The European Union and the UK have agreed a trusted trader scheme that would mean exemptions from tariffs for up to 98% of goods flowing between Great Britain and Northern Ireland from 1 January, according to RTÉ News.
The other 2% would potentially avail of rebates from any tariffs, it is understood. Tariffs would mostly only apply if no free trade agreement is concluded between the EU and UK.
Both sides have also agreed that agri-food products coming from Britain to Northern Ireland will be exempt from requiring export health certificates for a period of at least three months. These have proved the biggest concern for UK supermarket chains in Northern Ireland, who rely on large and mixed consignments of food coming from depots in Britain.
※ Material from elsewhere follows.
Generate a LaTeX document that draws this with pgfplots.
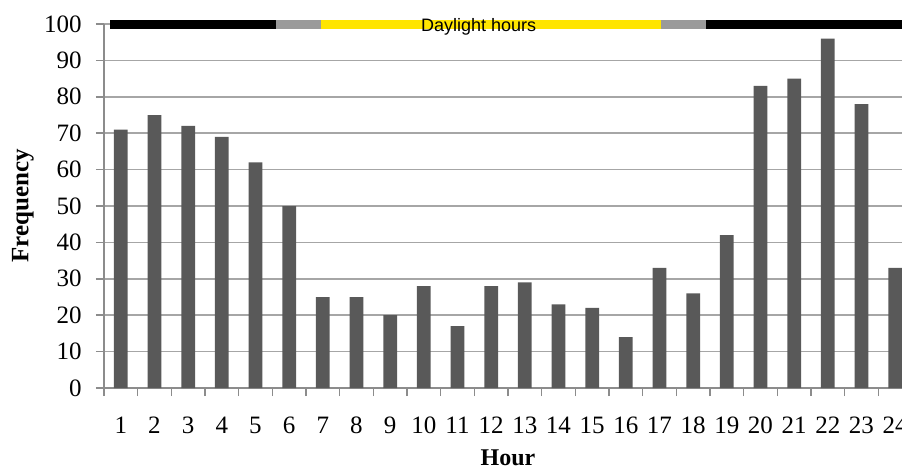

Export health certificates can cost up to £200 per product and need to be signed off by a designated veterinary inspector. It is understood the issue of how supermarkets will comply with EU food safety rules could be dealt with through a UK commitment, possibly a declaration, that it does not intend to change its food safety rules from 1 January.
Those rules at that point will still be the same as EU food safety rules. The trusted trade scheme would be subject to a review, or sunset clause, three-and-a-half years after the Protocol comes into effect, according to an internal EU briefing.
If the EU is not satisfied with the way the scheme is operating, it can trigger an emergency brake through the EU UK Joint Committee, which is tasked with implementing the Northern Ireland Protocol.
Alternatively, the system could be tweaked rather than halted completely, depending on how it is operating, it is understood.